In the warped universe of Bush Republicanism, McCain/Palin was the
relatively moderate alternative to the extreme [Joe] Lieberman option. In
truth, by choosing Palin McCain made more of a statement of continuity
with the last eight years than if he had chosen any of the other people
frequently named as possibilities. Naturally, given the Bushist habit
of abusing language, this is being presented as a clean break and a
fresh start. Rhetorically, McCain and Palin have aligned themselves as
the enemies of the status quo, while Obama and Biden are
setting themselves up as the steady preservers of establishment
interests. In reality, however, McCain and Palin are reformers every
bit as much as the invasion of Iraq was a war of self-defense.

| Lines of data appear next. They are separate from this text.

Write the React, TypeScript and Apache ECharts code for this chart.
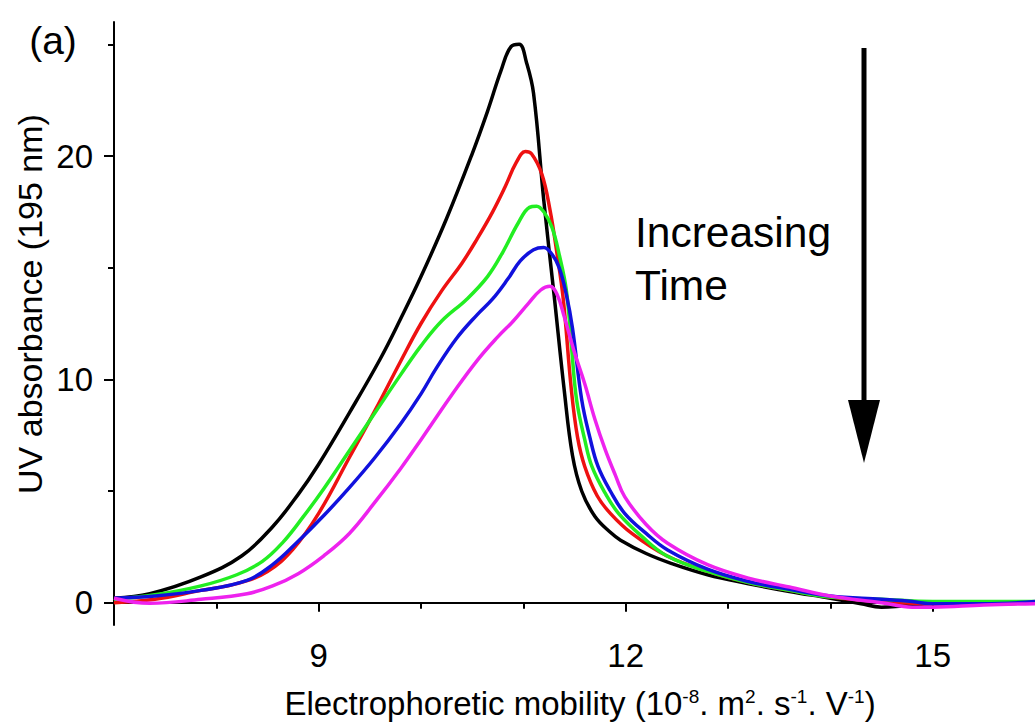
import React, { useEffect, useRef } from "react";
import * as echarts from "echarts";

const FONT = "'Liberation Sans', Arial, Helvetica, sans-serif";

const xMajorTicks = [9, 12, 15];
const xMinorTicks = [7, 8, 10, 11, 13, 14];
const yMajorTicks = [0, 10, 20];
const yMinorTicks = [5, 15, 25];

const seriesNames = ["t1", "t2", "t3", "t4", "t5"];
const seriesColors = ["#000000", "#ee1111", "#22ee22", "#1111dd", "#ee22ee"];

const blackData = [
  [7.0, 0.2], [7.35, 0.4], [7.85, 1.15], [8.25, 2.1], [8.55, 3.4], [8.8, 4.85], [9.0, 6.2],
  [9.3, 8.5], [9.6, 10.9], [9.8, 12.7], [10.0, 14.6], [10.25, 17.2], [10.5, 20.1], [10.65, 22.0],
  [10.78, 23.8], [10.88, 24.9], [10.96, 25.0], [11.03, 24.2], [11.1, 22.8], [11.2, 18.0],
  [11.3, 13.8], [11.4, 9.5], [11.48, 6.6], [11.57, 5.0], [11.7, 3.86], [11.85, 3.15],
  [11.95, 2.8], [12.2, 2.2], [12.45, 1.75], [12.8, 1.25], [13.2, 0.85], [13.6, 0.5],
  [14.0, 0.2], [14.3, -0.05], [14.5, -0.2], [14.7, -0.15], [15.0, -0.05], [15.5, -0.05], [16.0, 0.0],
];
const redData = [
  [7.0, 0.0], [7.4, 0.15], [7.85, 0.55], [8.2, 0.85], [8.5, 1.4], [8.75, 2.4], [9.0, 4.0],
  [9.3, 6.5], [9.55, 8.6], [9.8, 10.8], [10.0, 12.5], [10.2, 13.95], [10.4, 15.2], [10.55, 16.3],
  [10.7, 17.5], [10.82, 18.6], [10.93, 19.7], [11.02, 20.2], [11.08, 20.1], [11.18, 19.2],
  [11.26, 17.6], [11.33, 15.6], [11.39, 13.6], [11.47, 9.5], [11.53, 7.4], [11.6, 6.1],
  [11.72, 4.8], [11.85, 4.0], [12.06, 3.1], [12.4, 2.1], [12.8, 1.4], [13.2, 0.9],
  [13.6, 0.55], [14.0, 0.25], [14.5, 0.05], [15.0, -0.05], [15.5, -0.05], [16.0, 0.0],
];
const greenData = [
  [7.0, 0.15], [7.4, 0.35], [7.85, 0.75], [8.2, 1.25], [8.45, 1.85], [8.65, 2.7], [8.85, 3.85],
  [9.05, 5.1], [9.3, 6.8], [9.55, 8.5], [9.8, 10.2], [10.0, 11.5], [10.2, 12.6], [10.45, 13.6],
  [10.65, 14.6], [10.8, 15.7], [10.95, 17.0], [11.06, 17.7], [11.13, 17.75], [11.2, 17.5],
  [11.28, 16.8], [11.35, 15.6], [11.42, 14.0], [11.47, 11.5], [11.52, 9.1], [11.6, 7.3],
  [11.67, 6.1], [11.8, 4.9], [11.93, 4.0], [12.15, 3.0], [12.4, 2.1], [12.8, 1.4],
  [13.2, 0.9], [13.6, 0.55], [14.0, 0.25], [14.5, 0.15], [15.0, 0.05], [15.5, 0.05], [16.0, 0.05],
];
const blueData = [
  [7.0, 0.2], [7.4, 0.3], [7.85, 0.55], [8.3, 1.0], [8.55, 1.7], [8.8, 2.75], [9.05, 3.9],
  [9.3, 5.15], [9.55, 6.5], [9.8, 8.0], [10.0, 9.35], [10.15, 10.5], [10.35, 11.85], [10.55, 12.9],
  [10.7, 13.6], [10.85, 14.5], [10.97, 15.3], [11.1, 15.8], [11.2, 15.9], [11.28, 15.6],
  [11.35, 15.0], [11.42, 13.8], [11.48, 12.3], [11.57, 9.1], [11.65, 7.4], [11.73, 6.1],
  [11.85, 5.0], [11.99, 4.0], [12.2, 3.1], [12.41, 2.36], [12.8, 1.5], [13.2, 0.95],
  [13.6, 0.6], [14.0, 0.3], [14.5, 0.15], [14.8, 0.05], [15.0, -0.05], [15.5, -0.05], [16.0, 0.05],
];
const magentaData = [
  [7.0, 0.2], [7.35, -0.03], [7.85, 0.15], [8.3, 0.4], [8.55, 0.75], [8.8, 1.3], [9.05, 2.1],
  [9.3, 3.1], [9.55, 4.5], [9.8, 6.0], [10.0, 7.3], [10.15, 8.3], [10.3, 9.3], [10.55, 10.85],
  [10.75, 11.9], [10.9, 12.6], [11.05, 13.4], [11.17, 14.0], [11.26, 14.17], [11.33, 13.8],
  [11.4, 12.8], [11.5, 11.2], [11.6, 9.8], [11.7, 8.2], [11.8, 6.85], [11.9, 5.7],
  [11.99, 4.75], [12.2, 3.5], [12.41, 2.66], [12.8, 1.7], [13.2, 1.1], [13.6, 0.7],
  [14.0, 0.3], [14.5, 0.0], [14.8, -0.2], [15.0, -0.2], [15.5, -0.1], [16.0, -0.05],
];

const allData = [blackData, redData, greenData, blueData, magentaData];

export default function App() {
  const ref = useRef<HTMLDivElement>(null);
  useEffect(() => {
    if (!ref.current) return;
    const chart = echarts.init(ref.current, undefined, { renderer: "svg" });
    const axisCommon = {
      type: "value" as const,
      splitLine: { show: false },
    };
    const centered = {
      align: "center",
      verticalAlign: "middle",
      textAlign: "center",
      textVerticalAlign: "middle",
    };
    const leftMid = {
      align: "left",
      verticalAlign: "middle",
      textAlign: "left",
      textVerticalAlign: "middle",
    };
    chart.setOption({
      animation: false,
      backgroundColor: "#ffffff",
      grid: { left: 114, right: -3, top: 22, bottom: 100, containLabel: false },
      xAxis: [
        {
          ...axisCommon,
          min: 7,
          max: 16,
          position: "bottom",
          axisLine: { show: true, lineStyle: { color: "#000", width: 2 } },
          axisTick: { show: true, customValues: xMajorTicks, length: 9, lineStyle: { color: "#000", width: 2 } },
          axisLabel: { show: true, customValues: xMajorTicks, color: "#000", fontSize: 33, fontFamily: FONT, margin: 14 },
        },
        {
          ...axisCommon,
          min: 7,
          max: 16,
          position: "bottom",
          axisLine: { show: false },
          axisTick: { show: true, customValues: xMinorTicks, length: 6, lineStyle: { color: "#000", width: 2 } },
          axisLabel: { show: false },
        },
      ],
      yAxis: [
        {
          ...axisCommon,
          min: -1,
          max: 26,
          position: "left",
          axisLine: { show: true, lineStyle: { color: "#000", width: 2 } },
          axisTick: { show: true, customValues: yMajorTicks, length: 10, lineStyle: { color: "#000", width: 2 } },
          axisLabel: { show: true, customValues: yMajorTicks, color: "#000", fontSize: 33, fontFamily: FONT, margin: 21 },
        },
        {
          ...axisCommon,
          min: -1,
          max: 26,
          position: "left",
          axisLine: { show: false },
          axisTick: { show: true, customValues: yMinorTicks, length: 6, lineStyle: { color: "#000", width: 2 } },
          axisLabel: { show: false },
        },
      ],
      series: allData.map((d, i) => ({
        name: seriesNames[i],
        type: "line",
        xAxisIndex: 0,
        yAxisIndex: 0,
        data: d,
        showSymbol: false,
        smooth: 0.4,
        lineStyle: { color: seriesColors[i], width: 3.5 },
        z: 2 + i,
      })),
      graphic: [
        {
          type: "text",
          x: 53,
          y: 40,
          style: { text: "(a)", x: 0, y: 0, fill: "#000", font: `39px ${FONT}`, ...centered },
        },
        {
          type: "text",
          x: 30,
          y: 304,
          rotation: Math.PI / 2,
          style: { text: "UV absorbance (195 nm)", x: 0, y: 0, fill: "#000", font: `34px ${FONT}`, ...centered },
        },
        {
          type: "text",
          x: 580,
          y: 703,
          style: {
            text: "{n|Electrophoretic mobility (10}{s|-8}{n|. m}{s|2}{n|. s}{s|-1}{n|. V}{s|-1}{n|)}",
            x: 0,
            y: 0,
            fill: "#000",
            ...centered,
            rich: {
              n: { fontSize: 33, lineHeight: 32, fontFamily: FONT, fill: "#000" },
              s: { fontSize: 19, lineHeight: 19, fontFamily: FONT, verticalAlign: "top", fill: "#000" },
            },
          },
        },
        {
          type: "text",
          x: 635,
          y: 232,
          style: { text: "Increasing", x: 0, y: 0, fill: "#000", font: `42.5px ${FONT}`, ...leftMid },
        },
        {
          type: "text",
          x: 635,
          y: 285,
          style: { text: "Time", x: 0, y: 0, fill: "#000", font: `42.5px ${FONT}`, ...leftMid },
        },
        {
          type: "line",
          shape: { x1: 864, y1: 48, x2: 864, y2: 405 },
          style: { stroke: "#000", lineWidth: 5 },
        },
        {
          type: "polygon",
          shape: { points: [[848, 400], [880, 400], [864, 463]] },
          style: { fill: "#000" },
        },
      ],
    });
    return () => chart.dispose();
  }, []);
  return (
    <div
      ref={ref}
      style={{ position: "fixed", left: 0, top: 0, width: 1035, height: 725, background: "#fff" }}
    />
  );
}
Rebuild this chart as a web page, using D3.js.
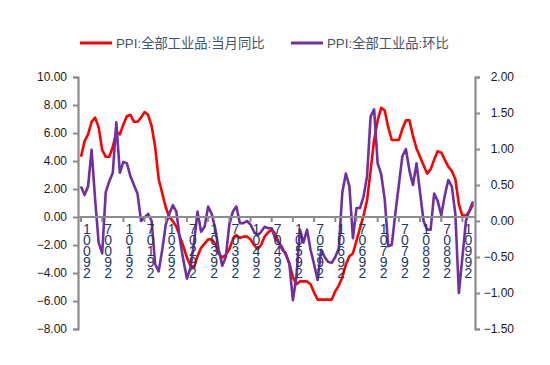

Wow. Can’t think of any liberal commentator who has been more critical of the McCain-Palin ticket for what it proposes (as opposed to criticizing lies, etc.).
Unfortunately, the typical "low-information voter" pays little attention to reality, as The Los Angeles Times reveals at the end of a story today:
The Republican ticket was intent on introducing Palin in the best
possible terms, even if they occasionally skated past reality. McCain
and Palin have repeatedly claimed that Palin opposed the infamous
"bridge to nowhere"; actually, she backed it while running for governor but later, when it was under fire, killed it off.
Both have cited her as a foe of earmarks, though she actively sought such budgetary benefits for Alaska.
On Friday, McCain exaggerated Palin’s actions regarding the state
airplane. In her speeches, she has said she put the plane up for sale
on EBay, carefully omitting that it didn’t sell there
and was sold, at a loss, through a plane broker. McCain’s version was
that "she took the luxury jet that was acquired by her predecessor and
sold it on EBay. And made a profit!"
The details did not matter to many of the voters Friday who streamed to
see Palin. Julie Ness, a 47-year-old mother of three from West Bend,
Wis., said she hadn’t tuned in to the race until McCain selected Palin.
She said she loved the oft-repeated lines about the bridge and the plane because the comments made Palin "believable."
"She sounds like she’s actually for the people, not for the position or
the money or whatever other status reason they do it for," Ness said.
Great. "A Face in the Crowd" for the 21st century.